Purpose
The purpose of this paper is to answer the questions: What challenges do students face in an information commons and how does roving reference help?.
Design/methodology/approach
The author recounts her work roving in her community college information commons and supplements this with an analysis of 1,500 records from her detailed reference log that compares roving reference results with conventional references and with reference questions as a whole.
Findings
Her autoethnography and data reveal that roving substantially increases the number of reference encounters. In addition, her data sheds light on students’ struggles with common, productivity software, academic packages and malfunctioning hardware. More importantly, these findings show that roving reference data identify problems that librarians, as stakeholders, can solve.
Research limitations/implications
Roving reference in a community college information commons brings students in one library into sharper focus. Roving reference increases the number of reference encounters and the reach of reference service.
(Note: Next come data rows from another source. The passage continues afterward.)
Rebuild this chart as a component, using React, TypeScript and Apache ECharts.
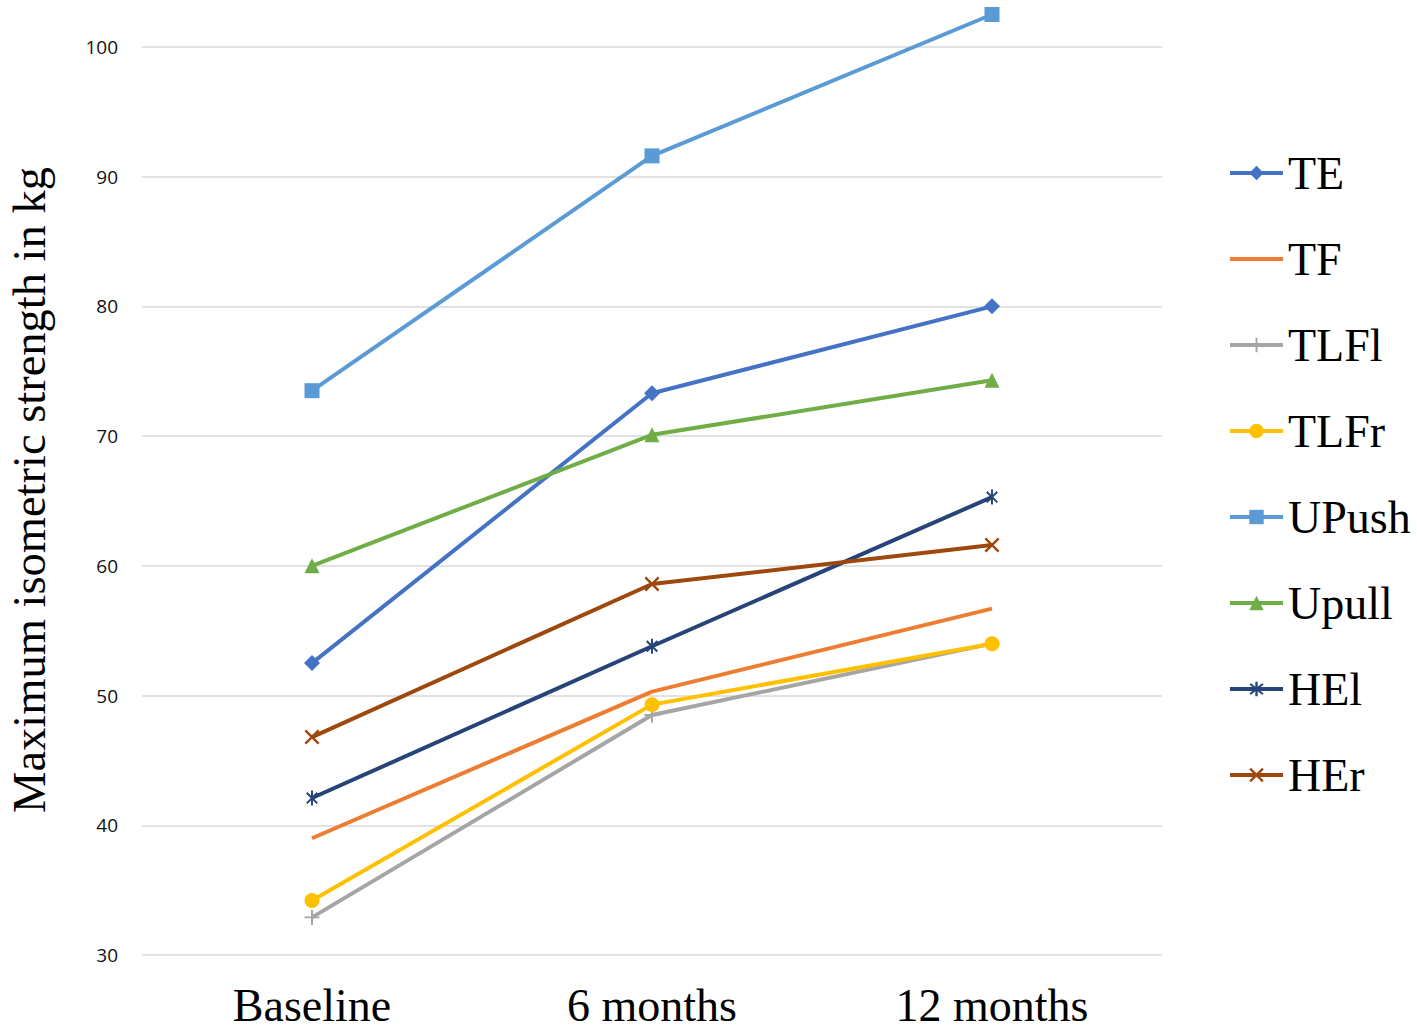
import React, { useEffect, useRef } from "react";
import * as echarts from "echarts";

const categories = ["Baseline", "6 months", "12 months"];
const seriesNames = ["TE", "TF", "TLFl", "TLFr", "UPush", "Upull", "HEl", "HEr"];
const teValues = [52.5, 73.3, 80.0];
const tfValues = [39.0, 50.3, 56.7];
const tlflValues = [32.9, 48.5, 54.0];
const tlfrValues = [34.2, 49.3, 54.0];
const upushValues = [73.5, 91.6, 102.5];
const upullValues = [60.0, 70.1, 74.3];
const helValues = [42.1, 53.8, 65.3];
const herValues = [46.8, 58.6, 61.6];
const seriesColors = ["#4472C4", "#ED7D31", "#A5A5A5", "#FFC000", "#5B9BD5", "#70AD47", "#264478", "#9E480E"];
const yAxisTitle = "Maximum isometric strength in kg";

function bar(angleDeg: number, L: number, h: number): string {
  const a = (angleDeg * Math.PI) / 180;
  const ux = Math.cos(a), uy = Math.sin(a);
  const vx = -uy, vy = ux;
  const c = 5;
  const pts = [
    [c + L * ux + h * vx, c + L * uy + h * vy],
    [c - L * ux + h * vx, c - L * uy + h * vy],
    [c - L * ux - h * vx, c - L * uy - h * vy],
    [c + L * ux - h * vx, c + L * uy - h * vy],
  ];
  return "M" + pts.map((p) => p[0].toFixed(3) + "," + p[1].toFixed(3)).join("L") + "Z";
}

const plusSymbol = "path://" + bar(0, 5, 0.65) + bar(90, 5, 0.65);
const crossSymbol = "path://" + bar(45, 5, 0.65) + bar(135, 5, 0.65);
const starSymbol = "path://" + bar(90, 5, 0.65) + bar(45, 5, 0.65) + bar(135, 5, 0.65);

const seriesData = [teValues, tfValues, tlflValues, tlfrValues, upushValues, upullValues, helValues, herValues];
const seriesSymbols = ["diamond", "none", plusSymbol, "circle", "rect", "triangle", starSymbol, crossSymbol];
const seriesSymbolSizes = [16, 0, 15, 15, 15, 15, 15, 15];

export default function App() {
  const ref = useRef<HTMLDivElement>(null);
  useEffect(() => {
    if (!ref.current) return;
    const chart = echarts.init(ref.current, null, { renderer: "svg" });
    const option: any = {
      animation: false,
      backgroundColor: "#ffffff",
      grid: { left: 142, right: 255, top: 8, bottom: 77, containLabel: false, outerBoundsMode: "none" },
      xAxis: {
        type: "category",
        data: categories,
        boundaryGap: true,
        axisLine: { show: false },
        axisTick: { show: false },
        axisLabel: {
          margin: 30,
          fontFamily: "Liberation Serif",
          fontSize: 46,
          lineHeight: 40,
          color: "#000",
        },
      },
      yAxis: {
        type: "value",
        min: 30,
        max: 103,
        interval: 10,
        axisLine: { show: false },
        axisTick: { show: false },
        axisLabel: {
          margin: 24,
          fontFamily: "Open Sans",
          fontSize: 19,
          color: "#111",
          showMaxLabel: false,
        },
        splitLine: { show: true, showMaxLine: false, lineStyle: { color: "#d9d9d9", width: 1.5 } },
      },
      legend: {
        orient: "vertical",
        left: 1228,
        top: 150,
        padding: 0,
        itemWidth: 53,
        itemHeight: 18,
        itemGap: 40,
        lineStyle: { width: 4 },
        textStyle: { fontFamily: "Liberation Serif", fontSize: 46, lineHeight: 46, color: "#000" },
        data: seriesNames.map((n, i) => (i === 1 ? { name: n, itemStyle: { opacity: 0 } } : { name: n })),
      },
      graphic: [
        {
          type: "text",
          x: 29,
          y: 490,
          rotation: Math.PI / 2,
          style: {
            text: yAxisTitle,
            fontFamily: "Liberation Serif",
            fontSize: 46.5,
            fill: "#000",
            align: "center",
            verticalAlign: "middle",
          },
        },
      ],
      series: seriesNames.map((name, i) => ({
        name,
        type: "line",
        data: seriesData[i],
        symbol: seriesSymbols[i],
        symbolSize: seriesSymbolSizes[i],
        symbolKeepAspect: true,
        showSymbol: i !== 1,
        color: seriesColors[i],
        lineStyle: { color: seriesColors[i], width: 4 },
        itemStyle: { color: seriesColors[i], borderWidth: 0 },
        emphasis: { disabled: true },
      })),
    };
    chart.setOption(option);
    return () => chart.dispose();
  }, []);
  return <div ref={ref} style={{ position: "fixed", left: 0, top: 0, width: 1417, height: 1032 }} />;
}
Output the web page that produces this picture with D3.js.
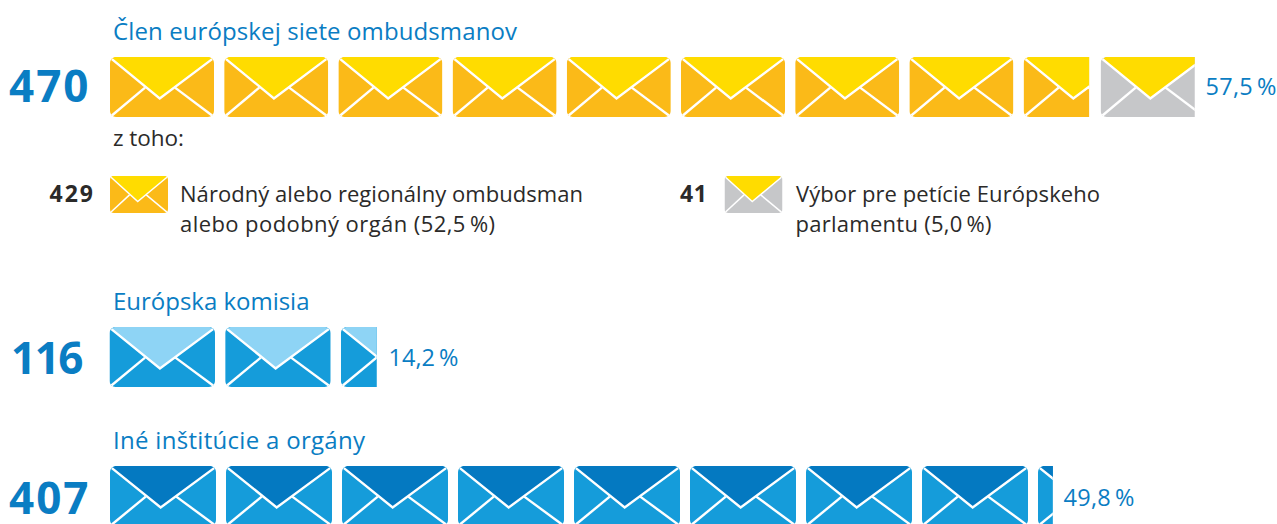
<!DOCTYPE html>
<html>
<head>
<meta charset="utf-8">
<script src="https://cdn.jsdelivr.net/npm/d3@7"></script>
<style>
html, body { margin: 0; padding: 0; background: #fff; overflow: hidden; }
text { font-family: "Open Sans", "Noto Sans", sans-serif; }
</style>
</head>
<body>
<script>
// Values
var categories = ["Člen európskej siete ombudsmanov", "Európska komisia", "Iné inštitúcie a orgány"];
var totals = [470, 116, 407];
var shares = ["57,5\u2009%", "14,2\u2009%", "49,8\u2009%"];

// how much of each envelope is visible
var nationalEnvelopes = [1, 1, 1, 1, 1, 1, 1, 1, 0.63];
var petitionEnvelopes = [0.905];
var commissionEnvelopes = [1, 1, 0.34];
var otherEnvelopes = [1, 1, 1, 1, 1, 1, 1, 1, 0.14];

var subCounts = [429, 41];
var subLabels = [
    ["Národný alebo regionálny ombudsman", "alebo podobný orgán (52,5\u2009%)"],
    ["Výbor pre petície Európskeho", "parlamentu (5,0\u2009%)"]
];

var blueText = "#0a7dc3";
var darkText = "#2b2a29";

var colors = {
    national: { body: "#fbba18", flap: "#ffdc00" },
    petition: { body: "#c6c7c9", flap: "#ffdc00" },
    commission: { body: "#159cda", flap: "#8ed4f5" },
    other: { body: "#159cda", flap: "#0479c1" }
};

var svg = d3.select("body").append("svg")
    .attr("width", 1277)
    .attr("height", 524);

var clipCount = 0;

// Draw one envelope at x,y. share = visible part of its width
function envelope(x, y, w, h, share, color, lineWidth) {
    var sx = d3.scaleLinear().domain([0, 1]).range([0, w]);
    var sy = d3.scaleLinear().domain([0, 1]).range([0, h]);
    var r = w > 80 ? 6 : 4;

    clipCount++;
    var clipId = "clip" + clipCount;
    svg.append("clipPath").attr("id", clipId)
        .append("rect")
        .attr("x", 0).attr("y", 0)
        .attr("width", sx(share)).attr("height", h);

    var g = svg.append("g")
        .attr("transform", "translate(" + x + "," + y + ")")
        .append("g")
        .attr("clip-path", "url(#" + clipId + ")");

    g.append("rect")
        .attr("width", w).attr("height", h)
        .attr("rx", r).attr("ry", r)
        .attr("fill", color.body);

    var line = d3.line().x(function(d) { return sx(d[0]); }).y(function(d) { return sy(d[1]); });

    // flap, its top corners follow the rounded body
    g.append("path")
        .attr("d", line([[0.02, 0.035], [0.05, 0], [0.95, 0], [0.98, 0.035], [0.478, 0.69]]) + "Z")
        .attr("fill", color.flap);

    // white folds
    var folds = [
        [[0.018, 0.035], [0.478, 0.69], [0.982, 0.035]],
        [[0.018, 0.975], [0.337, 0.51]],
        [[0.625, 0.51], [0.982, 0.975]]
    ];
    g.selectAll(".fold")
        .data(folds)
        .enter().append("path")
        .attr("d", line)
        .attr("fill", "none")
        .attr("stroke", "#fff")
        .attr("stroke-width", lineWidth);
}

// Draw a run of envelopes, returns the x where it ended
function envelopeRow(list, startX, y, w, h, gap, color) {
    var x = startX;
    list.forEach(function(share) {
        envelope(x, y, w, h, share, color, 2.4);
        x += w * share + gap;
    });
    return x - gap;
}

// length = width of the text in the reference
function label(x, y, str, size, fill, weight, length) {
    return svg.append("text")
        .attr("x", x)
        .attr("y", y)
        .attr("font-size", size)
        .attr("font-weight", weight)
        .attr("fill", fill)
        .attr("textLength", length)
        .attr("lengthAdjust", "spacing")
        .text(str);
}

// Row 1
label(113, 40, categories[0], 24, blueText, 400, 404);
label(9, 102, totals[0], 44, blueText, 700, 79.5);
var end = envelopeRow(nationalEnvelopes, 110, 57, 104, 60, 10.2, colors.national);
envelopeRow(petitionEnvelopes, end + 11.5, 57, 104, 60, 10.2, colors.petition);
label(1205.5, 95, shares[0], 23.5, blueText, 400, 71);

label(113, 146, "z toho:", 22.5, darkText, 400, 71);

// Sub items
label(49.5, 202, subCounts[0], 23, darkText, 700, 43.5);
envelope(110, 176, 58, 37, 1, colors.national, 1.5);
label(180, 202, subLabels[0][0], 22, darkText, 400, 403);
label(180, 232, subLabels[0][1], 22, darkText, 400, 315);

label(680, 202, subCounts[1], 23, darkText, 700, 27);
envelope(724.5, 176, 58, 37, 1, colors.petition, 1.5);
label(796, 202, subLabels[1][0], 22, darkText, 400, 304);
label(795.5, 232, subLabels[1][1], 22, darkText, 400, 196);

// Row 2
label(113, 310, categories[1], 24, blueText, 400, 196.5);
label(11, 374, totals[1], 44, blueText, 700, 72.5);
envelopeRow(commissionEnvelopes, 109.5, 327, 105.5, 60, 10.2, colors.commission);
label(388.5, 366, shares[1], 23.5, blueText, 400, 70);

// Row 3
label(113, 449, categories[2], 24, blueText, 400, 252);
label(9, 514, totals[2], 44, blueText, 700, 79.5);
envelopeRow(otherEnvelopes, 110, 466, 106, 60, 10, colors.other);
label(1063.5, 506, shares[2], 23.5, blueText, 400, 71);
</script>
</body>
</html>
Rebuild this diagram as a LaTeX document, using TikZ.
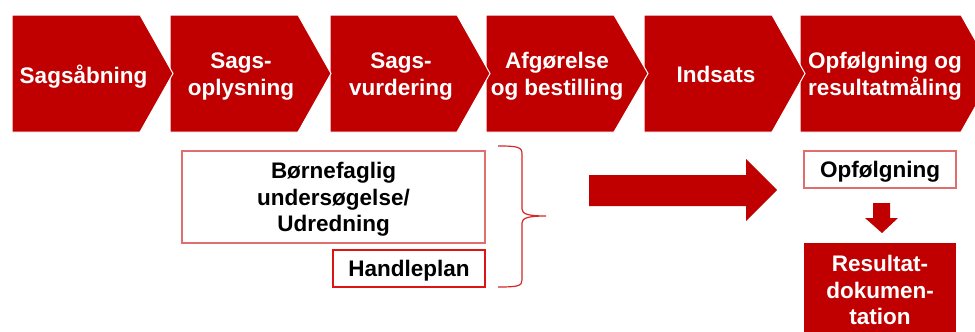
\documentclass[tikz,border=0pt]{standalone}
\usepackage{fontspec}
\setmainfont{Liberation Sans}
\definecolor{cred}{RGB}{192,0,0}
\definecolor{lightboxred}{RGB}{224,110,110}
\definecolor{planred}{RGB}{220,20,20}
\definecolor{bracered}{RGB}{212,40,40}
\tikzset{
  chev/.style={fill=cred, draw=white, line width=1pt},
  chevtext/.style={text=white, font=\bfseries\fontsize{22.5}{26.5}\selectfont, align=center, text depth=0pt, inner sep=0pt},
  boxtext/.style={text=black, font=\bfseries\fontsize{22.5}{26.5}\selectfont, align=center, text depth=0pt, inner sep=0pt},
  outlinebox/.style={rectangle, boxtext, draw=lightboxred, line width=1.2pt},
  planbox/.style={rectangle, boxtext, draw=planred, line width=1.2pt},
  filledbox/.style={fill=cred, rectangle, chevtext},
  bigarrow/.style={fill=cred},
  bracestyle/.style={draw=bracered, line width=1.2pt}
}
\begin{document}
\begin{tikzpicture}[x=1pt,y=-1pt]
\useasboundingbox (0,0) rectangle (975,332);
% chevrons, right to left so each lies over the next
\foreach \l/\s/\t in {800/961/994, 644/772/805, 486/614/648, 330/457/490, 170/298/331, 12/140/173}{
  \path[chev] (\l,15) -- (\s,15) -- (\t,73.5) -- (\s,132) -- (\l,132) -- cycle;
}
\node[chevtext] (c1) at (83.5,74) {Sagsåbning};
\node[chevtext] (c2) at (241,74) {Sags-\\oplysning};
\node[chevtext] (c3) at (401,74) {Sags-\\vurdering};
\node[chevtext] (c4) at (557,74) {Afgørelse\\og bestilling};
\node[chevtext] (c5) at (716,74) {Indsats};
\node[chevtext] (c6) at (885,74) {Opfølgning og\\resultatmåling};
% boxes
\node[outlinebox, minimum width=303pt, minimum height=92pt] (bu) at (333.5,197) {Børnefaglig\\undersøgelse/\\Udredning};
\node[planbox, minimum width=152pt, minimum height=37pt] (hp) at (409,268.5) {Handleplan};
\node[outlinebox, minimum width=152pt, minimum height=37pt] (op) at (880,169.5) {Opfølgning};
\node[filledbox, minimum width=152pt, minimum height=94pt] (rd) at (880,290) {Resultat-\\dokumen-\\tation};
% brace
\path[bracestyle] (498,146) .. controls (518,146) and (522,147) .. (522,154) -- (522,209)
  .. controls (522,214) and (528,216) .. (546,216)
  .. controls (528,216) and (522,218) .. (522,223) -- (522,280)
  .. controls (522,286) and (518,287) .. (498,287);
% big arrow
\path[bigarrow] (589,175) -- (746,175) -- (746,159) -- (777,190) -- (746,221) -- (746,206) -- (589,206) -- cycle;
% small down arrow
\path[bigarrow] (873,203) -- (890,203) -- (890,218) -- (898,218) -- (882,233) -- (865,218) -- (873,218) -- cycle;
\end{tikzpicture}
\end{document}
It also exposes a use-based digital divide that calls for collaboration in the long run and increased point-of-need service immediately.
Practical implications
Even data that points to digital divides, hardware issues or other shortcomings and offers empirical evidence of problems for which library staff, unlike student workers, can find long-term solutions. This study shows that it is possible to gather rich and extensive data with minimal personnel and off-the-shelf software.
Social implications
A college degree is vital to social mobility and easing inequality. Fluency with academic technology and information is necessary for completing college. Roving reference means more opportunities to teach information and computer fluency at point of need and more opportunities for librarian stakeholders to find and remove obstacles to student learning.
Originality/value
This is one of the few, recent studies, autoethnographic or otherwise, on roving reference in a community college library’s information commons.